With T379397, we are venturing to build an Edit Check that uses machine learning/AI to detect the presence of peacock words within the new text people are attempting to add to Wikipedia.
This task involves the work of evaluating the efficacy of the model we end up building in collaboration with the ML Team.
Story
As a member of the ML/Editing Team, I want to be able to review the evaluations the initial Peacock Check model has made on real edits, and offer feedback about them, so that we can collectively A) decide what – if any – adjustments ought to be made to it and B) become confident enough in its accuracy to share with volunteers (T388471)
Open questions
- To what extent – if any – will we depend on volunteers to participate in this evaluation?
- This ticket will only include an internal review.
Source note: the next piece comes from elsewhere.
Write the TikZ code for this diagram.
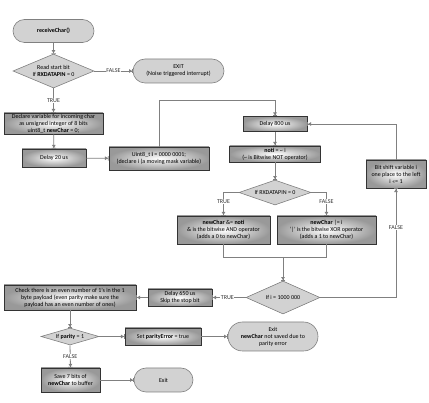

Volunteers will participate in T388471.
Requirements/Process
| Step | Description | Status | Notes |
|---|---|---|---|
| Step 1 | ML team to populate the - Peacock edit check model evaluation - V1 spreadsheet with ~300 edits for members of the ML and Editing Teams to review | ✅ done | |
| Step 2 | @SSalgaonkar-WMF + @ppelberg will assign members of their respective teams to review edits | ✅ done | |
| Step 3 | Members of ML and Editing teams label edits | ✅ done | |
| Step 4 | ML Team to review feedback and identify/propose what – if any – adjustments they think could be made to improve the model |